Challenge:
Reproduce, word for word, the span of lines starting at the line holding "Emit a Python" and ending at the line holding "import pandas as pd". Omit every picture.

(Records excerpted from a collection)
# # # # # # #
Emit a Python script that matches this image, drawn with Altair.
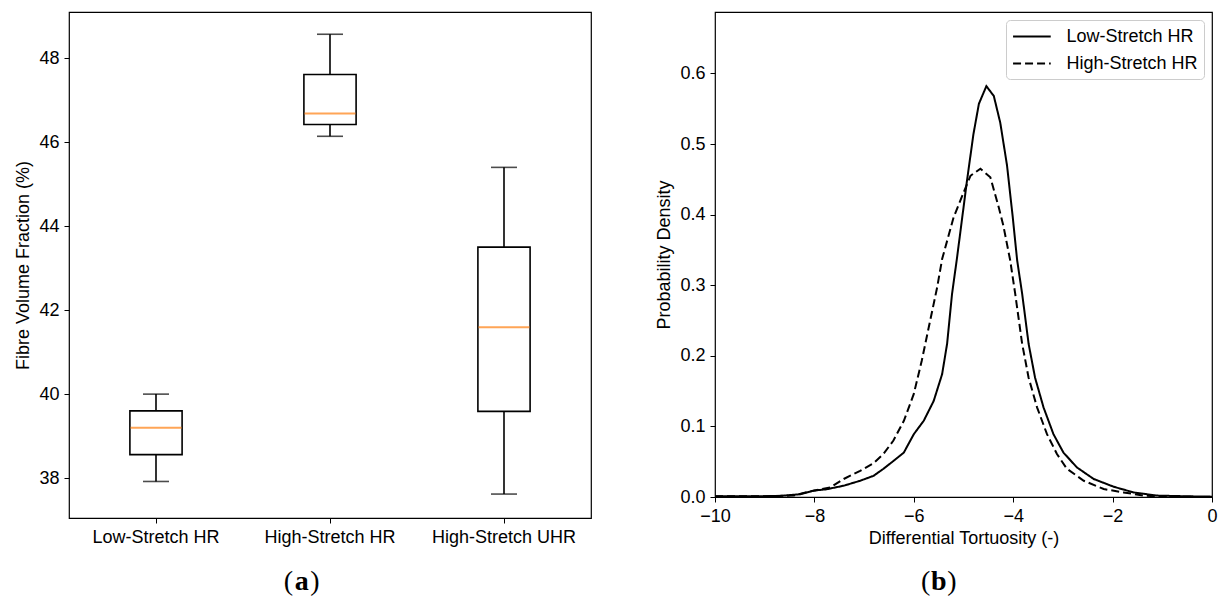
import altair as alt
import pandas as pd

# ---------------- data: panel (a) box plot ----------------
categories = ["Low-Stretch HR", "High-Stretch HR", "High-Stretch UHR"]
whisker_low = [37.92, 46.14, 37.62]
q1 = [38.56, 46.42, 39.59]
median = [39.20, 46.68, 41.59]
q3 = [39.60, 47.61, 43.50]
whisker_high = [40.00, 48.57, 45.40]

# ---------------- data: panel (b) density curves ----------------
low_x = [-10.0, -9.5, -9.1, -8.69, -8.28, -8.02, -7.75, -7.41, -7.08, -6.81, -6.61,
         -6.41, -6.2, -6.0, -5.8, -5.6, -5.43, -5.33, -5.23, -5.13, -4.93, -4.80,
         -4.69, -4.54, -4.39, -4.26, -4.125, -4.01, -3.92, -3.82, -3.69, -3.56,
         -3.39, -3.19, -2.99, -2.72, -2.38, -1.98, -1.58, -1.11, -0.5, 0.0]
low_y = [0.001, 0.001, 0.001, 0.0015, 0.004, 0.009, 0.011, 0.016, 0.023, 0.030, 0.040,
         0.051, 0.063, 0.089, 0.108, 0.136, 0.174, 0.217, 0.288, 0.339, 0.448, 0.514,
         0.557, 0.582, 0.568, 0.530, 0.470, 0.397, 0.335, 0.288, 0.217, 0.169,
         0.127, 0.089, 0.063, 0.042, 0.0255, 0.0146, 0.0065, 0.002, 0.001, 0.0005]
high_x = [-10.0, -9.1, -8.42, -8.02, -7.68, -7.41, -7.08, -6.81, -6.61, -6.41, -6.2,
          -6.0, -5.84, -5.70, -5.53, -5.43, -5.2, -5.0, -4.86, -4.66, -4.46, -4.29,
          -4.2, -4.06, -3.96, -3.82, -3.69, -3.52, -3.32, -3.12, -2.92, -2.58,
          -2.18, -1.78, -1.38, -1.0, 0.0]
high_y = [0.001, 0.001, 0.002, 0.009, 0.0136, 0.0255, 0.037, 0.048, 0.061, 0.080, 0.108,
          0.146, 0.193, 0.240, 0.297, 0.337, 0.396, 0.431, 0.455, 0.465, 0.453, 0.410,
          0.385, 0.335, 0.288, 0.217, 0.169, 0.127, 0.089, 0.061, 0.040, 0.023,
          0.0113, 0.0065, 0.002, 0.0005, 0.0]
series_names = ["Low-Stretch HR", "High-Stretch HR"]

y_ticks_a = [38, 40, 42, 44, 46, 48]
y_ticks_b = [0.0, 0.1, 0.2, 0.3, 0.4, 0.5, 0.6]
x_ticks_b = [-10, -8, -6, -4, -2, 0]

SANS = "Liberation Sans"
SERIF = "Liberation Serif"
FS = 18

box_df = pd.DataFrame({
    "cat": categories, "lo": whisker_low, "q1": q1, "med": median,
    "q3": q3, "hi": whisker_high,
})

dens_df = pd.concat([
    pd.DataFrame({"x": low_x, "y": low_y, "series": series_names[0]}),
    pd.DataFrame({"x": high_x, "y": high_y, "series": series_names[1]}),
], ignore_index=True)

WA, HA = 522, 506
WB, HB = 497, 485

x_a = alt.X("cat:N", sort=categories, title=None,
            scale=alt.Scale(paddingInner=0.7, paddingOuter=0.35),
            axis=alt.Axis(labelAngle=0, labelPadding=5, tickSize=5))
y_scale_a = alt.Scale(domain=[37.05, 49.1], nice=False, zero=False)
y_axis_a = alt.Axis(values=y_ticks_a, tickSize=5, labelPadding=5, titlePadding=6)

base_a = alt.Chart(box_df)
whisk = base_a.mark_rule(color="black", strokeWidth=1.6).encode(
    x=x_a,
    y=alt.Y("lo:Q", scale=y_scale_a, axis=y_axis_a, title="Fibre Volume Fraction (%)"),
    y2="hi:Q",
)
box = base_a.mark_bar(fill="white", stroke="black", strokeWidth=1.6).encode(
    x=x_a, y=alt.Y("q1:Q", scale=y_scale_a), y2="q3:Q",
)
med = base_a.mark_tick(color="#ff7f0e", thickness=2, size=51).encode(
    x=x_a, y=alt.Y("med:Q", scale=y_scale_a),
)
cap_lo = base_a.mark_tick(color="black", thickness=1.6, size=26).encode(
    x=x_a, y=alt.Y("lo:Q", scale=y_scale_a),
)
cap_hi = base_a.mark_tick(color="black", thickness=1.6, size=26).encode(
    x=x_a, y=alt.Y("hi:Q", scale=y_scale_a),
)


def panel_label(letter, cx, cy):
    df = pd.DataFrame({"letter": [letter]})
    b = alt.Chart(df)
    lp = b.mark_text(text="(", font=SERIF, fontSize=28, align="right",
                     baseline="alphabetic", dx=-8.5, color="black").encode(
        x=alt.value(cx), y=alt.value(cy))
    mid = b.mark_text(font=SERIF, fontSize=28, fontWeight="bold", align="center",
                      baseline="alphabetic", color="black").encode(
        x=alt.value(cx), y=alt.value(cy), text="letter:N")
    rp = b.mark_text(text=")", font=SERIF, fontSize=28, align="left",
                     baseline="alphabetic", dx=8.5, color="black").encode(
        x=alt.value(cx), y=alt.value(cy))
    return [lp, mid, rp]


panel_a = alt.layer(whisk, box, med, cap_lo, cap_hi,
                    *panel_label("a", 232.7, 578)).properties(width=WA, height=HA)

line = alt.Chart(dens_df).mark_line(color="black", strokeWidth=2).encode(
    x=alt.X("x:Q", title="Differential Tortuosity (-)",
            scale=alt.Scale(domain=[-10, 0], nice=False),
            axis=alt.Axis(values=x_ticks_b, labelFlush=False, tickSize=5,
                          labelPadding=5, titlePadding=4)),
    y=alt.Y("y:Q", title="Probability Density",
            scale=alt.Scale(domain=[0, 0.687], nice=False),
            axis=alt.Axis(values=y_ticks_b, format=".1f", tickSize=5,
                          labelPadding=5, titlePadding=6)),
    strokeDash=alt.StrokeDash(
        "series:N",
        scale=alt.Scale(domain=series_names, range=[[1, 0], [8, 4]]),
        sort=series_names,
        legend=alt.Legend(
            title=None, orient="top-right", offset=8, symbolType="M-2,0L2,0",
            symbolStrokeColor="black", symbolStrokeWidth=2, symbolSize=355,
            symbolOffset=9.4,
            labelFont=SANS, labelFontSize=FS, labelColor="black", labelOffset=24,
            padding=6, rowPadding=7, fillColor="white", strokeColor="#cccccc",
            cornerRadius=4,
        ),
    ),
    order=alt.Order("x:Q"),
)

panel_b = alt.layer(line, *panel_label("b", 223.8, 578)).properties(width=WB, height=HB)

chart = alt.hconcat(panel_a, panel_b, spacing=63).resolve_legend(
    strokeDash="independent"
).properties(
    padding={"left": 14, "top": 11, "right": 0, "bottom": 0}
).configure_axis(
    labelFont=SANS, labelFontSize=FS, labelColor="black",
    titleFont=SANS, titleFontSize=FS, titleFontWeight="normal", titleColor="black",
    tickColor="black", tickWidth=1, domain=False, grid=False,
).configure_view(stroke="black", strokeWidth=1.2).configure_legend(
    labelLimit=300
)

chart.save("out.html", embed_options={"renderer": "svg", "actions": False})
# # # # # # #
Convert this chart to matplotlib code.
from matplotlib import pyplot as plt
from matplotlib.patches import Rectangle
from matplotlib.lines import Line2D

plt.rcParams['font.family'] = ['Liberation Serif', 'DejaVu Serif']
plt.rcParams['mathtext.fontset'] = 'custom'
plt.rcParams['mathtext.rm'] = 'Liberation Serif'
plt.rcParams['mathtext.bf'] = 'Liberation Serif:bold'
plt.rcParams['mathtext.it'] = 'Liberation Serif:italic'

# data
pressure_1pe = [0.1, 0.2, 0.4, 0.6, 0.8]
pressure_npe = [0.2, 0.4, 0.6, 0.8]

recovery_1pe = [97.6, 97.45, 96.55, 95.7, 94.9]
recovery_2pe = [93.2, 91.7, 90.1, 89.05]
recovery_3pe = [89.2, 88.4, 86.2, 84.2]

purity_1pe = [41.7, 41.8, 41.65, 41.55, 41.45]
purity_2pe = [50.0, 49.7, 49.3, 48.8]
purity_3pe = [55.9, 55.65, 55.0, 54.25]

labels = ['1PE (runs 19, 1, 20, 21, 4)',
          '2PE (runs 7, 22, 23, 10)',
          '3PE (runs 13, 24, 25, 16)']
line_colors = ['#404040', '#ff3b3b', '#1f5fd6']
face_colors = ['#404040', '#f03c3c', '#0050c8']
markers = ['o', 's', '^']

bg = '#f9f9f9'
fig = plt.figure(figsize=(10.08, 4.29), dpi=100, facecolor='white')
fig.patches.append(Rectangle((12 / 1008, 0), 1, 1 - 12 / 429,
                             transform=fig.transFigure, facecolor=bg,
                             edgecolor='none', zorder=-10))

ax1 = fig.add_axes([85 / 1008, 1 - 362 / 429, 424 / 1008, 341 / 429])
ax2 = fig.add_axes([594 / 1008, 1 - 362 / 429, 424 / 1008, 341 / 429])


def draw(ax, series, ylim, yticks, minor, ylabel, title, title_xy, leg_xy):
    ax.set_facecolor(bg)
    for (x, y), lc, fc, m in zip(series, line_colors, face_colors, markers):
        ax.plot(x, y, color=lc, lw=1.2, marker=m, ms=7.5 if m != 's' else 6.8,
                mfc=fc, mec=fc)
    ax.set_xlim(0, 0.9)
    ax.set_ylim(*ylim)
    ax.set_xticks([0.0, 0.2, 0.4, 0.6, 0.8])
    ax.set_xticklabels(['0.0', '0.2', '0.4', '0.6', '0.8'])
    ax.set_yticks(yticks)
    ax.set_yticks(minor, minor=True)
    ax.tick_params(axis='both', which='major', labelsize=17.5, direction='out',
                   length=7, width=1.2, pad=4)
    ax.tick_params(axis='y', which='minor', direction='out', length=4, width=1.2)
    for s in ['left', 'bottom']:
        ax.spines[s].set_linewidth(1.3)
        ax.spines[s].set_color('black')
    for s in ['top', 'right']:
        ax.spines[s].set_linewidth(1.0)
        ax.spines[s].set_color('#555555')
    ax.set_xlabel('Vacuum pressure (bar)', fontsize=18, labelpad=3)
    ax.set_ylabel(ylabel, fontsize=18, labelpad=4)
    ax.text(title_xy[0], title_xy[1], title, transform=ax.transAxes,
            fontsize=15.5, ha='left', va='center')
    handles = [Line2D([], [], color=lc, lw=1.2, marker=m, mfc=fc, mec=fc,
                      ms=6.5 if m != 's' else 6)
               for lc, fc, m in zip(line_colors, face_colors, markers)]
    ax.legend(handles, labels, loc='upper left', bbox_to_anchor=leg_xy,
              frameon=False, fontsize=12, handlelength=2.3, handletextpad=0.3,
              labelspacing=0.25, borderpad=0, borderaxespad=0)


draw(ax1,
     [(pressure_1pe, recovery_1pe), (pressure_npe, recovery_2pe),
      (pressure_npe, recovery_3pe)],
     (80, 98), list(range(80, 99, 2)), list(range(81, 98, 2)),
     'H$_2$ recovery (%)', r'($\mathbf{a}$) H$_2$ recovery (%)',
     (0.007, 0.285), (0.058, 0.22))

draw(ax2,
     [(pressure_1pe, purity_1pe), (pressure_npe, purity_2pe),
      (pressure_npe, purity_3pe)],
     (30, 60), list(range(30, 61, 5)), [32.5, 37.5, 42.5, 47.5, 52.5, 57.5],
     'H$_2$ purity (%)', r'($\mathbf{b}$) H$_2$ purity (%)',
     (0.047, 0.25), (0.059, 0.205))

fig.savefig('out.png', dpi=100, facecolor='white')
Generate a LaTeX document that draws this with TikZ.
# # # # # # #
The answer:
Emit a Python script that matches this image, drawn with Altair.
import altair as alt
import pandas as pd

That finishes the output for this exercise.